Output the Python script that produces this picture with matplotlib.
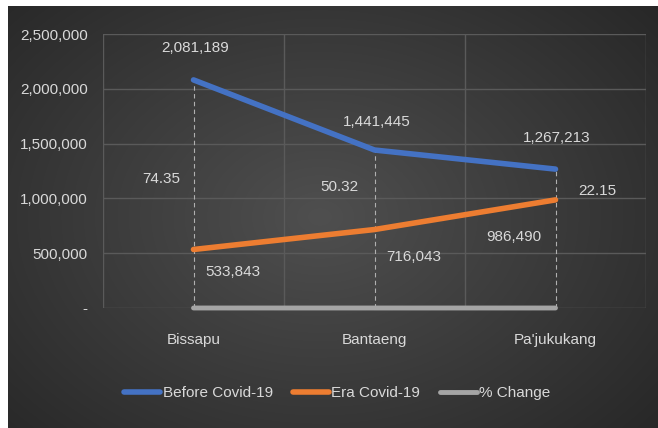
import numpy as np
import matplotlib
matplotlib.use("Agg")
import matplotlib.pyplot as plt
from matplotlib.ticker import FuncFormatter, MultipleLocator

plt.rcParams['font.family'] = ['Liberation Sans', 'DejaVu Sans']

districts = ["Bissapu", "Bantaeng", "Pa'jukukang"]
before_covid = [2081189, 1441445, 1267213]
era_covid = [533843, 716043, 986490]
pct_change = [74.35, 50.32, 22.15]

TEXT = "#d9d9d9"
BLUE = "#4472c4"
ORANGE = "#ed7d31"
GREY = "#a5a5a5"
GRID = "#5a5a5a"

W, H = 658, 428
fig = plt.figure(figsize=(W / 100, H / 100), dpi=100)
fig.patch.set_facecolor("white")

# dark panel with a soft radial shading
bg = fig.add_axes([8 / W, 0, 1 - 8 / W, 1 - 6 / H])
yy, xx = np.mgrid[0:1:300j, 0:1:400j]
r = np.sqrt(((xx - 0.48) / 0.75) ** 2 + ((yy - 0.5) / 0.85) ** 2)
shade = np.clip(1 - r, 0, 1)
lo, hi = np.array([0.14, 0.14, 0.14]), np.array([0.31, 0.31, 0.31])
img = lo + (hi - lo) * shade[..., None]
bg.imshow(img, aspect="auto", extent=[0, 1, 0, 1], interpolation="bilinear")
bg.set_axis_off()

ax = fig.add_axes([103 / W, 1 - 308 / H, (646 - 103) / W, (308 - 34) / H])
ax.patch.set_alpha(0)
x = np.arange(len(districts))

fs = 11
ax.set_xlim(-0.5, 2.5)
ax.set_ylim(0, 2500000)
ax.yaxis.set_major_locator(MultipleLocator(500000))
ax.yaxis.set_major_formatter(FuncFormatter(lambda v, p: "-" if v == 0 else f"{int(v):,}"))
ax.set_xticks(x)
ax.set_xticklabels(districts)
ax.set_xticks([-0.5, 0.5, 1.5, 2.5], minor=True)
ax.tick_params(axis="both", which="both", length=0, colors=TEXT, labelsize=fs)
ax.tick_params(axis="x", pad=18)
ax.tick_params(axis="y", pad=11)
ax.grid(axis="y", which="major", color=GRID, linewidth=1)
ax.grid(axis="x", which="minor", color=GRID, linewidth=1)
for s in ax.spines.values():
    s.set_visible(False)

# drop lines
tops = np.maximum(before_covid, era_covid)
ax.vlines(x, 0, tops, colors="#b0b0b0", linestyles=(0, (4, 3)), linewidth=0.8, zorder=2)

ax.plot(x, before_covid, color=BLUE, lw=4, solid_capstyle="round", solid_joinstyle="round",
        label="Before Covid-19", zorder=4)
ax.plot(x, era_covid, color=ORANGE, lw=4, solid_capstyle="round", solid_joinstyle="round",
        label="Era Covid-19", zorder=4)
ax.plot(x, pct_change, color=GREY, lw=3.5, solid_capstyle="round",
        label="% Change", zorder=3, clip_on=False)

before_off = [(2, 32), (2, 28), (1, 31)]
for xi, v, off in zip(x, before_covid, before_off):
    ax.annotate(f"{v:,}", (xi, v), xytext=off, textcoords="offset pixels",
                ha="center", va="center", color=TEXT, fontsize=fs)
era_off = [(39, -23), (39, -27), (-42, -37)]
for xi, v, off in zip(x, era_covid, era_off):
    ax.annotate(f"{v:,}", (xi, v), xytext=off, textcoords="offset pixels",
                ha="center", va="center", color=TEXT, fontsize=fs)
pct_off = [(-32, 129), (-35, 121), (42, 117)]
for xi, v, off in zip(x, pct_change, pct_off):
    ax.annotate(f"{v:.2f}", (xi, v), xytext=off, textcoords="offset pixels",
                ha="center", va="center", color=TEXT, fontsize=fs)

leg = fig.legend(loc="center", bbox_to_anchor=(337 / W, 1 - 393 / H), ncol=3,
                 frameon=False, fontsize=fs, handlelength=2.4, handletextpad=0.15,
                 columnspacing=1.3, labelcolor=TEXT)

fig.savefig("out.png", dpi=100, facecolor=fig.get_facecolor())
--------------------
To be done = State how many lines of the listing above include the word "with". Give nothing but the number.

Task output = 2